I guess I got so carried away with the Texas Jot Team business that I forgot to tell you all about my exotic New Year's Eve. After I ate myself into a coma, I watched even more football. The announcer commented that one of the players was on the sideline "retching."
"How lovely," I thought, "Retching on national TV. Won't his Momma be proud." Not vomiting, but retching...really succinct and very onomatopoetic. That started me and a semi-reluctant PARTNER on a list of vomit euphemisms...just in time for the flu season.

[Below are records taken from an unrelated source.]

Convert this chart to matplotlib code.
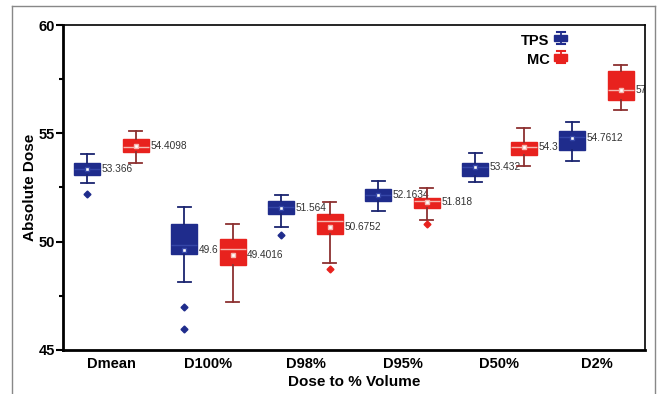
import matplotlib
matplotlib.use("Agg")
import matplotlib.pyplot as plt
from matplotlib.patches import Patch, Rectangle
from matplotlib.lines import Line2D
from matplotlib.legend_handler import HandlerBase

plt.rcParams['font.family'] = ['Liberation Sans', 'DejaVu Sans']

categories = ['Dmean', 'D100%', 'D98%', 'D95%', 'D50%', 'D2%']

# box stats: whisker low, q1, median, q3, whisker high
tps_whislo = [52.71, 48.15, 50.68, 51.42, 52.75, 53.74]
tps_q1 = [53.08, 49.43, 51.28, 51.88, 53.05, 54.23]
tps_med = [53.37, 49.85, 51.58, 52.16, 53.43, 54.82]
tps_q3 = [53.62, 50.80, 51.88, 52.45, 53.62, 55.12]
tps_whishi = [54.05, 51.58, 52.15, 52.80, 54.08, 55.51]
tps_mean = [53.366, 49.62, 51.564, 52.1634, 53.432, 54.7612]
tps_labels = ['53.366', '49.6', '51.564', '52.1634', '53.432', '54.7612']
tps_fliers = [[52.2], [46.97, 45.95], [50.29], [], [], []]

mc_whislo = [53.65, 47.20, 49.00, 51.00, 53.51, 56.08]
mc_q1 = [54.14, 48.92, 50.34, 51.54, 54.00, 56.54]
mc_med = [54.38, 49.65, 50.97, 51.88, 54.38, 57.00]
mc_q3 = [54.72, 50.11, 51.26, 52.03, 54.62, 57.88]
mc_whishi = [55.12, 50.80, 51.82, 52.46, 55.25, 58.15]
mc_mean = [54.4098, 49.4016, 50.6752, 51.818, 54.37, 57.0]
mc_labels = ['54.4098', '49.4016', '50.6752', '51.818', '54.3', '57']
mc_fliers = [[], [], [48.72], [50.82], [], []]

tps_color = '#1f2c8c'
tps_edge = '#1a2470'
mc_color = '#e8221e'
mc_edge = '#8c3030'


def make_stats(lo, q1, med, q3, hi, mean, fliers):
    stats = []
    for i in range(len(lo)):
        stats.append(dict(whislo=lo[i], q1=q1[i], med=med[i], q3=q3[i],
                          whishi=hi[i], mean=mean[i], fliers=fliers[i]))
    return stats


class BoxGlyph(HandlerBase):
    """little box-and-whisker glyph for the legend"""
    def create_artists(self, legend, orig, xd, yd, width, height, fontsize, trans):
        fc = orig.get_facecolor()
        cx = xd + width / 2
        cy = yd + height / 2
        box = Rectangle((xd, cy - height * 0.27), width, height * 0.54,
                        facecolor=fc, edgecolor=fc, transform=trans)
        arts = [box]
        for y0, y1 in [(cy + height * 0.27, cy + height * 0.5),
                       (cy - height * 0.27, cy - height * 0.5)]:
            arts.append(Line2D([cx, cx], [y0, y1], color=fc, lw=1.3, transform=trans))
            arts.append(Line2D([cx - width * 0.3, cx + width * 0.3], [y1, y1],
                               color=fc, lw=1.5, transform=trans))
        return arts


fig = plt.figure(figsize=(6.59, 3.94), dpi=100)
ax = fig.add_axes([0.0956, 0.112, 0.883, 0.8245])

pos = list(range(1, len(categories) + 1))
offset = 0.25
width = 0.27

groups = [
    (make_stats(tps_whislo, tps_q1, tps_med, tps_q3, tps_whishi, tps_mean, tps_fliers),
     -offset, tps_color, tps_edge, '#3546a8', tps_mean, tps_labels),
    (make_stats(mc_whislo, mc_q1, mc_med, mc_q3, mc_whishi, mc_mean, mc_fliers),
     offset, mc_color, mc_edge, '#f6b8b0', mc_mean, mc_labels),
]

for stats, off, fc, ec, medc, means, labels in groups:
    p = [x + off for x in pos]
    ax.bxp(stats, positions=p, widths=width, patch_artist=True,
           showmeans=True, manage_ticks=False,
           boxprops=dict(facecolor=fc, edgecolor=fc, linewidth=1),
           whiskerprops=dict(color=ec, linewidth=1.3),
           capprops=dict(color=ec, linewidth=1.3),
           medianprops=dict(color=medc, linewidth=1),
           meanprops=dict(marker='s', markerfacecolor='white',
                          markeredgecolor=medc, markersize=3),
           flierprops=dict(marker='D', markerfacecolor=fc, markeredgecolor=fc,
                           markersize=3.5),
           zorder=3)
    for x, m, t in zip(p, means, labels):
        ax.text(x + width / 2 + 0.015, m, t, fontsize=7.3, color='#333333',
                va='center', ha='left', zorder=2, clip_on=True)

ax.set_xlim(0.5, 6.5)
ax.set_ylim(45, 60)
ax.set_xticks(pos)
ax.set_xticklabels(categories, fontsize=10.5, fontweight='bold')
ax.set_yticks([45, 50, 55, 60])
ax.set_yticks([47.5, 52.5, 57.5], minor=True)
ax.tick_params(axis='y', labelsize=10.5, width=1.5, length=5, direction='out', pad=1)
ax.tick_params(axis='y', which='minor', width=1.5, length=3)
ax.tick_params(axis='x', length=0, pad=5)
for lab in ax.get_yticklabels():
    lab.set_fontweight('bold')
for side in ['left', 'bottom']:
    ax.spines[side].set_linewidth(2)
for side in ['top', 'right']:
    ax.spines[side].set_linewidth(1.2)

ax.set_xlabel('Dose to % Volume', fontsize=11, fontweight='bold', labelpad=3)
ax.set_ylabel('Absolute Dose', fontsize=11, fontweight='bold', labelpad=1)

handles = [Patch(facecolor=tps_color), Patch(facecolor=mc_color)]
ax.legend(handles, ['TPS', 'MC'], loc='upper left', bbox_to_anchor=(0.765, 1.013),
          frameon=False, markerfirst=False, handlelength=0.9,
          handleheight=0.9, handletextpad=0.3, labelspacing=0.37,
          handler_map={Patch: BoxGlyph()},
          prop=dict(weight='bold', size=10.5))

# thin frame round the picture
frame = dict(color='#888888', linewidth=1, transform=fig.transFigure)
fig.add_artist(Line2D([12 / 659, 12 / 659], [0, 1 - 6 / 394], **frame))
fig.add_artist(Line2D([12 / 659, 655 / 659], [1 - 6 / 394, 1 - 6 / 394], **frame))
fig.add_artist(Line2D([655 / 659, 655 / 659], [0, 1 - 6 / 394], **frame))

fig.savefig('out.png', dpi=100)
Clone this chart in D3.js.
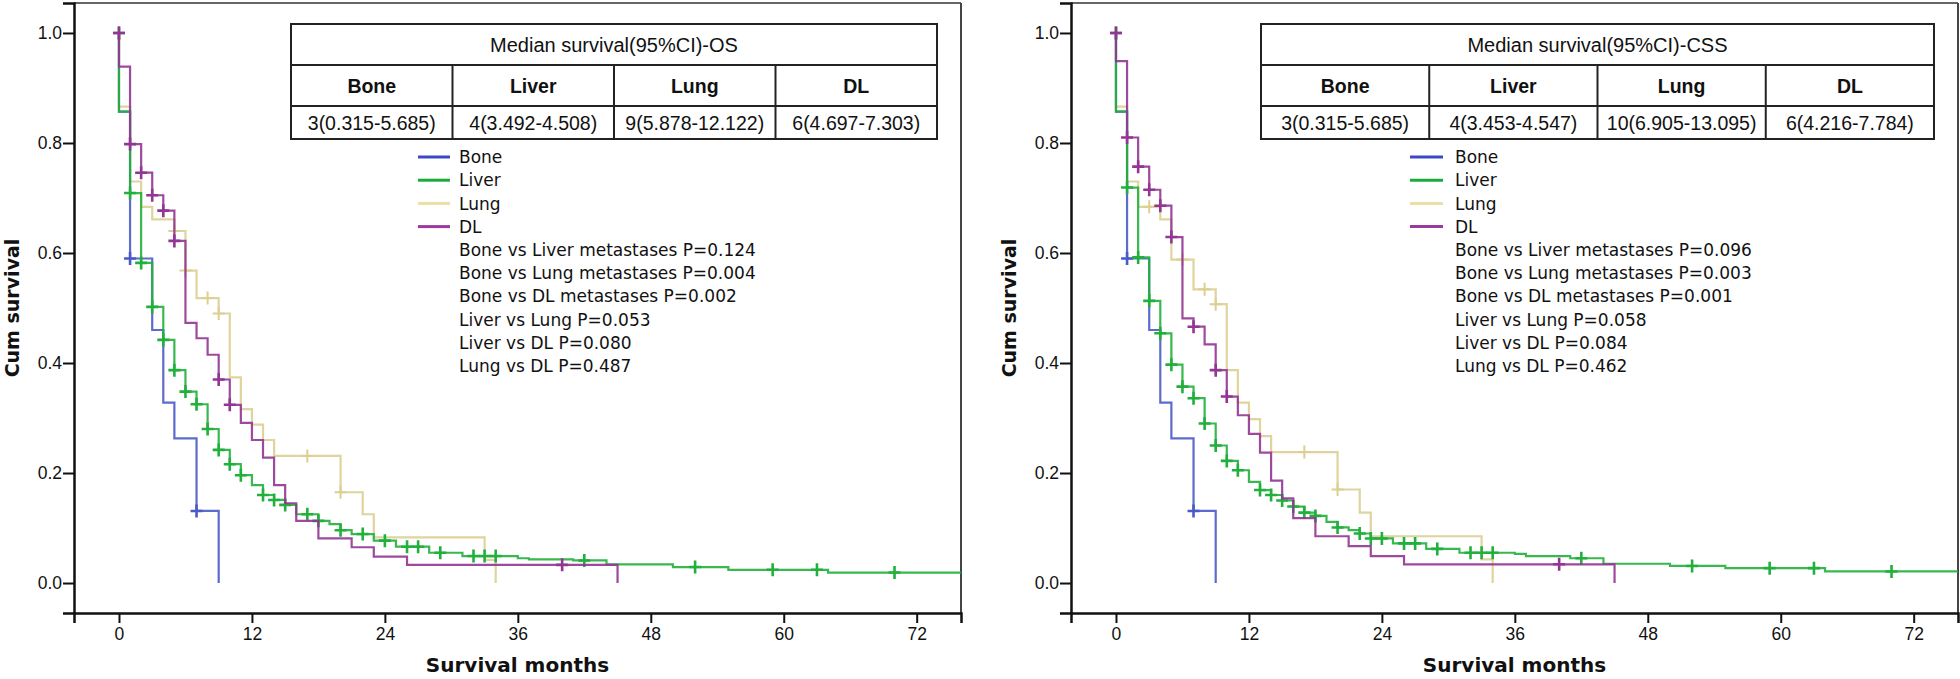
<!DOCTYPE html>
<html><head><meta charset="utf-8">
<script src="https://cdn.jsdelivr.net/npm/d3@7"></script>
<style>body{margin:0;background:#fff}svg{display:block}</style>
</head><body>
<svg id="chart" width="1960" height="679"></svg>
<script>
// ---------------- DATA ----------------
const groups = ["Bone", "Liver", "Lung", "DL"];
const xTicks = [0, 12, 24, 36, 48, 60, 72];
const yTicks = [0.0, 0.2, 0.4, 0.6, 0.8, 1.0];

// OS panel
const osTitle = "Median survival(95%CI)-OS";
const osMedians = ["3(0.315-5.685)", "4(3.492-4.508)", "9(5.878-12.122)", "6(4.697-7.303)"];
const osPValues = ["Bone vs Liver metastases P=0.124", "Bone vs Lung metastases P=0.004", "Bone vs DL metastases P=0.002",
  "Liver vs Lung P=0.053", "Liver vs DL P=0.080", "Lung vs DL P=0.487"];

const osBoneTimes = [0, 1, 3, 4, 5, 7, 9];
const osBoneSurv = [0.857, 0.590, 0.460, 0.328, 0.263, 0.131, 0.0];
const osBoneCensor = [1, 7];
const osBoneEnd = 9;

const osLiverTimes = [0, 1, 2, 3, 4, 5, 6, 7, 8, 9, 10, 11, 12, 13, 14, 15, 16, 18, 19, 20, 21, 23, 25, 28, 31, 36, 37, 41, 44, 50, 55, 64];
const osLiverSurv = [0.857, 0.709, 0.582, 0.502, 0.442, 0.387, 0.348, 0.325, 0.280, 0.242, 0.216, 0.196, 0.178, 0.160, 0.151, 0.142, 0.125, 0.113, 0.107, 0.096, 0.089, 0.077, 0.066, 0.055, 0.049, 0.045, 0.043, 0.041, 0.034, 0.029, 0.024, 0.019];
const osLiverCensor = [0, 1, 2, 3, 4, 5, 6, 7, 8, 9, 10, 11, 13, 14, 15, 17, 18, 20, 22, 24, 26, 27, 29, 32, 33, 34, 42, 52, 59, 63, 70];
const osLiverEnd = 80;

const osLungTimes = [0, 1, 2, 3, 5, 6, 7, 9, 10, 11, 12, 13, 14, 20, 22, 23, 33, 34];
const osLungSurv = [0.866, 0.730, 0.684, 0.661, 0.640, 0.568, 0.518, 0.490, 0.374, 0.316, 0.288, 0.260, 0.231, 0.165, 0.125, 0.083, 0.042, 0.0];
const osLungCensor = [5, 6, 8, 9, 17, 20];
const osLungEnd = 34;

const osDLTimes = [0, 1, 2, 3, 4, 5, 6, 7, 8, 9, 10, 11, 12, 13, 14, 15, 16, 18, 21, 23, 26, 45];
const osDLSurv = [0.939, 0.798, 0.746, 0.705, 0.677, 0.622, 0.473, 0.445, 0.415, 0.370, 0.324, 0.291, 0.260, 0.228, 0.178, 0.145, 0.113, 0.081, 0.065, 0.048, 0.033, 0.0];
const osDLCensor = [0, 1, 2, 3, 4, 5, 9, 10, 40];
const osDLEnd = 45;

// CSS panel
const cssTitle = "Median survival(95%CI)-CSS";
const cssMedians = ["3(0.315-5.685)", "4(3.453-4.547)", "10(6.905-13.095)", "6(4.216-7.784)"];
const cssPValues = ["Bone vs Liver metastases P=0.096", "Bone vs Lung metastases P=0.003", "Bone vs DL metastases P=0.001",
  "Liver vs Lung P=0.058", "Liver vs DL P=0.084", "Lung vs DL P=0.462"];

const cssBoneTimes = [0, 1, 3, 4, 5, 7, 9];
const cssBoneSurv = [0.857, 0.590, 0.460, 0.328, 0.263, 0.131, 0.0];
const cssBoneCensor = [1, 7];
const cssBoneEnd = 9;

const cssLiverTimes = [0, 1, 2, 3, 4, 5, 6, 7, 8, 9, 10, 11, 12, 13, 14, 15, 16, 17, 18, 19, 20, 21, 22, 23, 25, 28, 31, 36, 37, 41, 44, 50, 55, 64];
const cssLiverSurv = [0.857, 0.719, 0.592, 0.513, 0.454, 0.397, 0.357, 0.336, 0.290, 0.250, 0.222, 0.205, 0.184, 0.169, 0.160, 0.150, 0.139, 0.128, 0.122, 0.111, 0.101, 0.096, 0.090, 0.081, 0.072, 0.062, 0.055, 0.053, 0.049, 0.045, 0.035, 0.031, 0.027, 0.021];
const cssLiverCensor = [0, 1, 2, 3, 4, 5, 6, 7, 8, 9, 10, 11, 13, 14, 15, 16, 17, 18, 20, 22, 23, 24, 26, 27, 29, 32, 33, 34, 42, 52, 59, 63, 70];
const cssLiverEnd = 80;

const cssLungTimes = [0, 1, 2, 4, 5, 7, 9, 10, 11, 12, 13, 14, 20, 22, 23, 33, 34];
const cssLungSurv = [0.866, 0.730, 0.684, 0.661, 0.588, 0.534, 0.507, 0.387, 0.328, 0.298, 0.267, 0.238, 0.170, 0.128, 0.085, 0.043, 0.0];
const cssLungCensor = [3, 6, 8, 9, 17, 20];
const cssLungEnd = 34;

const cssDLTimes = [0, 1, 2, 3, 4, 5, 6, 7, 8, 9, 10, 11, 12, 13, 14, 15, 16, 18, 21, 23, 26, 45];
const cssDLSurv = [0.949, 0.810, 0.757, 0.715, 0.686, 0.629, 0.481, 0.466, 0.434, 0.387, 0.339, 0.305, 0.271, 0.237, 0.186, 0.154, 0.118, 0.085, 0.067, 0.049, 0.034, 0.0];
const cssDLCensor = [0, 1, 2, 3, 4, 5, 7, 9, 10, 40];
const cssDLEnd = 45;

// ---------------- STYLE ----------------
const lineColor = {Bone: "#4a5bc8", Liver: "#22b03c", Lung: "#dccf92", DL: "#923593"};
const legendColor = {Bone: "#3b48c9", Liver: "#1aab3a", Lung: "#eadfa5", DL: "#9a3a9e"};
const drawOrder = ["Lung", "Bone", "Liver", "DL"];

const svg = d3.select("#chart");

const x = d3.scaleLinear().domain([-4.06, 76]).range([74, 961]);
const y = d3.scaleLinear().domain([-0.0545, 1.0545]).range([613, 3]);

function panel(offsetX, cfg) {
  const g = svg.append("g").attr("transform", `translate(${offsetX},0)`);
  const clipId = "clip" + offsetX;
  g.append("clipPath").attr("id", clipId).append("rect")
    .attr("x", x.range()[0]).attr("y", y.range()[1]).attr("width", x.range()[1] - x.range()[0]).attr("height", y.range()[0] - y.range()[1]);

  // frame
  g.append("line").attr("x1", x.range()[0]).attr("x2", x.range()[1]).attr("y1", y.range()[1]).attr("y2", y.range()[1]).attr("stroke", "#666").attr("stroke-width", 2);
  g.append("line").attr("x1", x.range()[1]).attr("x2", x.range()[1]).attr("y1", y.range()[1]).attr("y2", y.range()[0]).attr("stroke", "#444").attr("stroke-width", 2);

  // axes
  const ya = g.append("g").attr("transform", `translate(${x.range()[0]},0)`)
    .call(d3.axisLeft(y).tickValues(yTicks).tickFormat(d3.format(".1f")).tickSize(11).tickPadding(1));
  const xa = g.append("g").attr("transform", `translate(0,${y.range()[0]})`)
    .call(d3.axisBottom(x).tickValues(xTicks).tickSize(10).tickPadding(5));
  [ya, xa].forEach(a => {
    a.select(".domain").attr("stroke", "#111").attr("stroke-width", 2.5);
    a.selectAll(".tick line").attr("stroke", "#111").attr("stroke-width", 2);
    a.selectAll(".tick text").attr("font-family", "'Liberation Sans', Arial, sans-serif").attr("font-size", 17.5).attr("fill", "#111");
  });

  // axis titles
  g.append("text").attr("transform", `translate(12,${(y.range()[0] + y.range()[1]) / 2}) rotate(-90)`)
    .attr("text-anchor", "middle").attr("dy", "0.35em")
    .attr("font-family", "'DejaVu Sans', sans-serif").attr("font-weight", "bold").attr("font-size", 19).attr("fill", "#111")
    .text("Cum survival");
  g.append("text").attr("x", (x.range()[0] + x.range()[1]) / 2).attr("y", 672)
    .attr("text-anchor", "middle")
    .attr("font-family", "'DejaVu Sans', sans-serif").attr("font-weight", "bold").attr("font-size", 20).attr("fill", "#111")
    .text("Survival months");

  // curves
  const line = d3.line().x(d => x(d[0])).y(d => y(d[1])).curve(d3.curveStepAfter);
  const plot = g.append("g").attr("clip-path", `url(#${clipId})`);
  drawOrder.forEach(name => {
    const s = cfg.series[name];
    const pts = [[0, 1]];
    s.times.forEach((t, i) => pts.push([t, s.surv[i]]));
    const last = s.surv[s.surv.length - 1];
    if (s.end > s.times[s.times.length - 1]) pts.push([s.end, last]);
    plot.append("path").attr("d", line(pts)).attr("fill", "none")
      .attr("stroke", lineColor[name]).attr("stroke-width", 2.2).attr("stroke-opacity", 0.9);
    const S = t => {
      if (t === 0) return 1;
      let v = 1;
      s.times.forEach((tt, i) => { if (tt <= t) v = s.surv[i]; });
      return v;
    };
    plot.selectAll(null).data(s.censor).enter().append("path")
      .attr("transform", t => `translate(${x(t)},${y(S(t))})`)
      .attr("d", "M-6,0H6M0,-6.5V6.5")
      .attr("stroke", lineColor[name]).attr("stroke-width", name === "Lung" ? 2 : 2.6).attr("fill", "none");
  });

  // table
  const t = cfg.table;
  const rows = [24, 65, 106, 139];
  const tg = g.append("g");
  const cw = (t.x1 - t.x0) / 4;
  tg.append("rect").attr("x", t.x0).attr("y", rows[0]).attr("width", t.x1 - t.x0).attr("height", rows[3] - rows[0])
    .attr("fill", "#fff").attr("stroke", "#222").attr("stroke-width", 2);
  [rows[1], rows[2]].forEach(r => tg.append("line").attr("x1", t.x0).attr("x2", t.x1).attr("y1", r).attr("y2", r).attr("stroke", "#222").attr("stroke-width", 2));
  [1, 2, 3].forEach(i => tg.append("line").attr("x1", t.x0 + i * cw).attr("x2", t.x0 + i * cw).attr("y1", rows[1]).attr("y2", rows[3]).attr("stroke", "#222").attr("stroke-width", 2));
  const tf = "'Liberation Sans', Arial, sans-serif";
  tg.append("text").attr("x", (t.x0 + t.x1) / 2).attr("y", (rows[0] + rows[1]) / 2).attr("dy", "0.36em")
    .attr("text-anchor", "middle").attr("font-family", tf).attr("font-size", 20).attr("fill", "#111").text(cfg.title);
  groups.forEach((gname, i) => {
    tg.append("text").attr("x", t.x0 + (i + 0.5) * cw).attr("y", (rows[1] + rows[2]) / 2).attr("dy", "0.36em")
      .attr("text-anchor", "middle").attr("font-family", tf).attr("font-weight", "bold").attr("font-size", 19.5).attr("fill", "#111").text(gname);
    tg.append("text").attr("x", t.x0 + (i + 0.5) * cw).attr("y", (rows[2] + rows[3]) / 2).attr("dy", "0.36em")
      .attr("text-anchor", "middle").attr("font-family", tf).attr("font-size", 19.5).attr("fill", "#111").text(cfg.medians[i]);
  });

  // legend
  const L = cfg.legend;
  const lf = "'DejaVu Sans', sans-serif";
  const step = 23.2;
  groups.forEach((gname, i) => {
    const yy = L.y0 + i * step;
    g.append("line").attr("x1", L.lx0).attr("x2", L.lx1).attr("y1", yy).attr("y2", yy)
      .attr("stroke", legendColor[gname]).attr("stroke-width", 3);
    g.append("text").attr("x", L.tx).attr("y", yy).attr("dy", "0.36em").attr("font-family", lf).attr("font-size", 17)
      .attr("fill", "#111").text(gname);
  });
  cfg.pvalues.forEach((p, j) => {
    const yy = L.y0 + (groups.length + j) * step;
    g.append("text").attr("x", L.tx).attr("y", yy).attr("dy", "0.36em").attr("font-family", lf).attr("font-size", 17)
      .attr("fill", "#111").text(p);
  });
}

panel(0, {
  title: osTitle, medians: osMedians, pvalues: osPValues,
  table: {x0: 291, x1: 937},
  legend: {lx0: 418, lx1: 450, tx: 459, y0: 157},
  series: {
    Bone: {times: osBoneTimes, surv: osBoneSurv, censor: osBoneCensor, end: osBoneEnd},
    Liver: {times: osLiverTimes, surv: osLiverSurv, censor: osLiverCensor, end: osLiverEnd},
    Lung: {times: osLungTimes, surv: osLungSurv, censor: osLungCensor, end: osLungEnd},
    DL: {times: osDLTimes, surv: osDLSurv, censor: osDLCensor, end: osDLEnd}
  }
});
panel(997, {
  title: cssTitle, medians: cssMedians, pvalues: cssPValues,
  table: {x0: 264, x1: 937},
  legend: {lx0: 413, lx1: 446, tx: 458, y0: 157},
  series: {
    Bone: {times: cssBoneTimes, surv: cssBoneSurv, censor: cssBoneCensor, end: cssBoneEnd},
    Liver: {times: cssLiverTimes, surv: cssLiverSurv, censor: cssLiverCensor, end: cssLiverEnd},
    Lung: {times: cssLungTimes, surv: cssLungSurv, censor: cssLungCensor, end: cssLungEnd},
    DL: {times: cssDLTimes, surv: cssDLSurv, censor: cssDLCensor, end: cssDLEnd}
  }
});
</script>
</body></html>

Puke (this just sounds nasty)
Barf
Upchuck
Worshipping the porcelain goddess
Ralph, ralphing, ralphed
Hurl
Blowing beets (one of my favorites)
Tossing your cookies
3-D burp
Losing your lunch
Downloading your lunch (newer and more trendy)
Liquid belch
To be honest, I don't think this was the New Year's Eve PARTNER had in mind, but he did laugh when I added "blow beets" to the list and commented, "I forgot about that one!" Although I consider the list a good evening's work, I did some research to "flush " it out a bit.
Critiquing the menu
The technicolor yawn
Throwing it into reverse
Round-trip meal ticket
Well, there you have it. Every word and phrase you need to delicately express your gastric disorder to your boss. "I can't come in to work today because I was up all night jettisoning the chunky cargo." Your creativity might even get you a raise.